Student Evaluations and Teacher Performance
A new study seems to show that student evaluations of teachers are something other than a popularity contest.
A new study seems to show that student evaluations of teachers are something other than a popularity contest. Sam Dillon for NYT:
How useful are the views of public school students about their teachers? Quite useful, according to preliminary results released on Friday from a $45 million research project that is intended to find new ways of distinguishing good teachers from bad.
Teachers whose students described them as skillful at maintaining classroom order, at focusing their instruction and at helping their charges learn from their mistakes are often the same teachers whose students learn the most in the course of a year, as measured by gains on standardized test scores, according to a progress report on the research.
Financed by the Bill and Melinda Gates Foundation, the two-year project involves scores of social scientists and some 3,000 teachers and their students in Charlotte, N.C.; Dallas; Denver; Hillsborough County, Fla., which includes Tampa; Memphis; New York; and Pittsburgh. The research is part of the $335 million Gates Foundation effort to overhaul the personnel systems in those districts.
Statisticians began the effort last year by ranking all the teachers using a statistical method known as value-added modeling, which calculates how much each teacher has helped students learn based on changes in test scores from year to year. Now researchers are looking for correlations between the value-added rankings and other measures of teacher effectiveness.
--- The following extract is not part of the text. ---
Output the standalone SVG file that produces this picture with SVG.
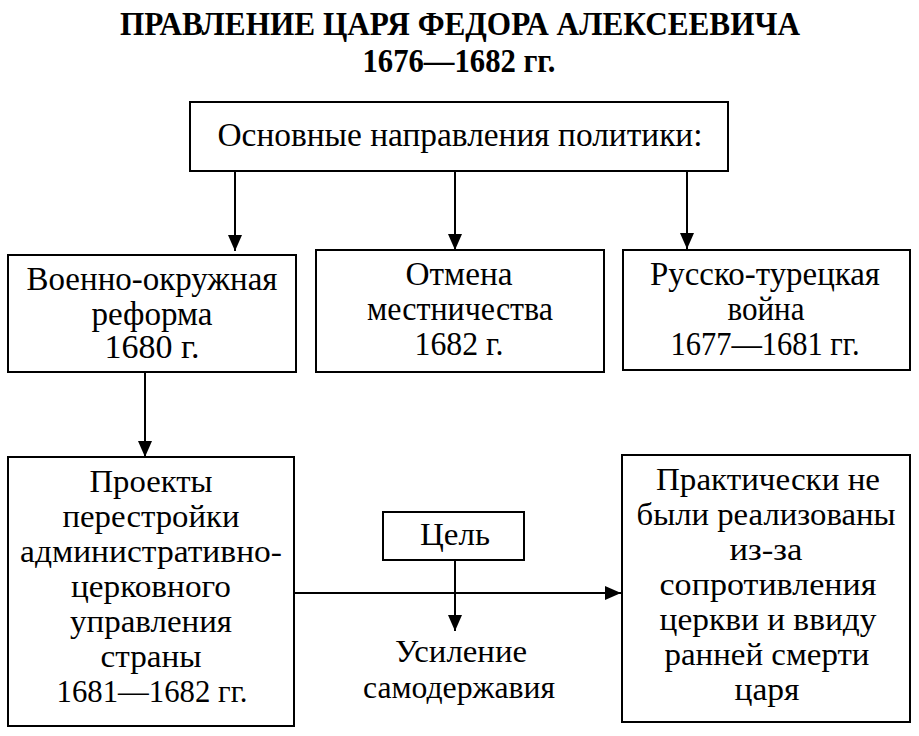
<svg xmlns="http://www.w3.org/2000/svg" width="919" height="736" viewBox="0 0 919 736">
<style>
.box{fill:#fff;stroke:#000;stroke-width:2}
.ln{stroke:#000;stroke-width:2;fill:none}
.t{font-family:"Liberation Serif","DejaVu Serif",serif;font-size:31px;fill:#000;text-anchor:middle}
.c{font-family:"Liberation Serif","DejaVu Serif",serif;font-size:33px;fill:#000;text-anchor:middle}
.h{font-family:"Liberation Serif","DejaVu Serif",serif;font-size:34px;font-weight:bold;fill:#000;text-anchor:middle}
</style>
<defs>
<marker id="arr" viewBox="0 0 16 14" refX="16" refY="7" markerWidth="16" markerHeight="14" markerUnits="userSpaceOnUse" orient="auto">
<path d="M0,0 L16,7 L0,14 Z" fill="#000"/>
</marker>
</defs>
<rect width="919" height="736" fill="#fff"/>
<g id="title">
<text class="h" x="460" y="35" textLength="680" lengthAdjust="spacingAndGlyphs">ПРАВЛЕНИЕ ЦАРЯ ФЕДОРА АЛЕКСЕЕВИЧА</text>
<text class="h" x="459" y="72" textLength="193" lengthAdjust="spacingAndGlyphs">1676—1682 гг.</text>
</g>
<g id="connectors">
<line class="ln" x1="235" y1="171" x2="235" y2="251" marker-end="url(#arr)"/>
<line class="ln" x1="455" y1="171" x2="455" y2="250" marker-end="url(#arr)"/>
<line class="ln" x1="687" y1="171" x2="687" y2="249" marker-end="url(#arr)"/>
<line class="ln" x1="145" y1="372" x2="145" y2="457" marker-end="url(#arr)"/>
<line class="ln" x1="294" y1="593" x2="621" y2="593" marker-end="url(#arr)"/>
<line class="ln" x1="455" y1="560" x2="455" y2="631" marker-end="url(#arr)"/>
</g>
<g id="top">
<rect class="box" x="190" y="102" width="538" height="69"/>
<text class="c" x="460" y="146" textLength="485" lengthAdjust="spacingAndGlyphs">Основные направления политики:</text>
</g>
<g id="military">
<rect class="box" x="8" y="255" width="288" height="117"/>
<text class="c" x="152" y="290" textLength="251" lengthAdjust="spacingAndGlyphs">Военно-окружная</text>
<text class="c" x="152" y="325" textLength="121" lengthAdjust="spacingAndGlyphs">реформа</text>
<text class="c" x="152" y="358" textLength="95" lengthAdjust="spacingAndGlyphs">1680 г.</text>
</g>
<g id="mestnich">
<rect class="box" x="316" y="250" width="288" height="122"/>
<text class="c" x="459" y="285" textLength="107" lengthAdjust="spacingAndGlyphs">Отмена</text>
<text class="c" x="460" y="320" textLength="186" lengthAdjust="spacingAndGlyphs">местничества</text>
<text class="c" x="459" y="355" textLength="89" lengthAdjust="spacingAndGlyphs">1682 г.</text>
</g>
<g id="war">
<rect class="box" x="623" y="250" width="287" height="120"/>
<text class="c" x="765" y="285" textLength="230" lengthAdjust="spacingAndGlyphs">Русско-турецкая</text>
<text class="c" x="766" y="320" textLength="77" lengthAdjust="spacingAndGlyphs">война</text>
<text class="c" x="765" y="355" textLength="189" lengthAdjust="spacingAndGlyphs">1677—1681 гг.</text>
</g>
<g id="projects">
<rect class="box" x="8" y="457" width="286" height="269"/>
<text class="t" x="151" y="492" textLength="123" lengthAdjust="spacingAndGlyphs">Проекты</text>
<text class="t" x="151" y="527" textLength="177" lengthAdjust="spacingAndGlyphs">перестройки</text>
<text class="t" x="151" y="562" textLength="262" lengthAdjust="spacingAndGlyphs">административно-</text>
<text class="t" x="151" y="597" textLength="160" lengthAdjust="spacingAndGlyphs">церковного</text>
<text class="t" x="151" y="632" textLength="162" lengthAdjust="spacingAndGlyphs">управления</text>
<text class="t" x="151" y="667" textLength="101" lengthAdjust="spacingAndGlyphs">страны</text>
<text class="t" x="152" y="702" textLength="191" lengthAdjust="spacingAndGlyphs">1681—1682 гг.</text>
</g>
<g id="goal">
<rect class="box" x="383" y="512" width="141" height="48"/>
<text class="t" x="455" y="545" textLength="70" lengthAdjust="spacingAndGlyphs">Цель</text>
</g>
<g id="result">
<text class="t" x="461" y="662" textLength="132" lengthAdjust="spacingAndGlyphs">Усиление</text>
<text class="t" x="459" y="698" textLength="192" lengthAdjust="spacingAndGlyphs">самодержавия</text>
</g>
<g id="outcome">
<rect class="box" x="622" y="455" width="288" height="267"/>
<text class="t" x="768" y="490" textLength="224" lengthAdjust="spacingAndGlyphs">Практически не</text>
<text class="t" x="766" y="525" textLength="259" lengthAdjust="spacingAndGlyphs">были реализованы</text>
<text class="t" x="766" y="560" textLength="73" lengthAdjust="spacingAndGlyphs">из-за</text>
<text class="t" x="768" y="595" textLength="217" lengthAdjust="spacingAndGlyphs">сопротивления</text>
<text class="t" x="768" y="630" textLength="217" lengthAdjust="spacingAndGlyphs">церкви и ввиду</text>
<text class="t" x="767" y="665" textLength="205" lengthAdjust="spacingAndGlyphs">ранней смерти</text>
<text class="t" x="767" y="700" textLength="65" lengthAdjust="spacingAndGlyphs">царя</text>
</g>
</svg>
Research centering on surveys of students’ perceptions has produced some clear early results. Thousands of students have filled out confidential questionnaires about the learning environment that their teachers create. After comparing the students’ ratings with teachers’ value-added scores, researchers have concluded that there is quite a bit of agreement. Classrooms where a majority of students said they agreed with the statement, “Our class stays busy and doesn’t waste time,” tended to be led by teachers with high value-added scores, the report said. The same was true for teachers whose students agreed with the statements, “In this class, we learn to correct our mistakes,” and, “My teacher has several good ways to explain each topic that we cover in this class.”
I’m quite skeptical of these findings. That’s not surprising, in that I’ve developed rather strong opinions on teaching evaluations from personal experience with them as a college professor. My own ratings with survey courses were all over the place — sometimes wildly different in different sections of the same class in a given semester with open format questions delivering precisely opposite conclusions. In the upper sections, populated mostly by political science majors, my evaluations followed a curve nearly identical to the student grades.
Granted, that’s anecdotal, with a very small “n.’ And maybe elementary school students are more insightful and honest than their college peers.
But three other questions jump immediately out at me.
First, which direction does the causality flow? Maybe the type of students who perform well on tests are more likely to give their teacher credit, rather than the teaching style influencing both the ratings and the test performance?
Second, how do the correlations hold up longitudinally? That is, do the same teachers get similar ratings and test performances every year? Otherwise, this may be a function of a teacher getting a randomly generous allocation of bright, well behaved students in a given rating period and it being taken as a sign of good teaching.
Third, what other variables are at work here? Scanning the PDF of the Gates Foundation report, it appears as if the research team proceeded as if teaching styles and test outcomes were the only factors. But we know that parental involvement, parental education, home life, child nutrition, and all manner of other things really, really matter. Maybe the “good” teachers mostly taught in wealthy schools with involved parents who ensure their kids went off to school with a good breakfast, a decent night’s sleep, and had mastered their homework. If there’s no control for this sort of thing, the study is completely worthless.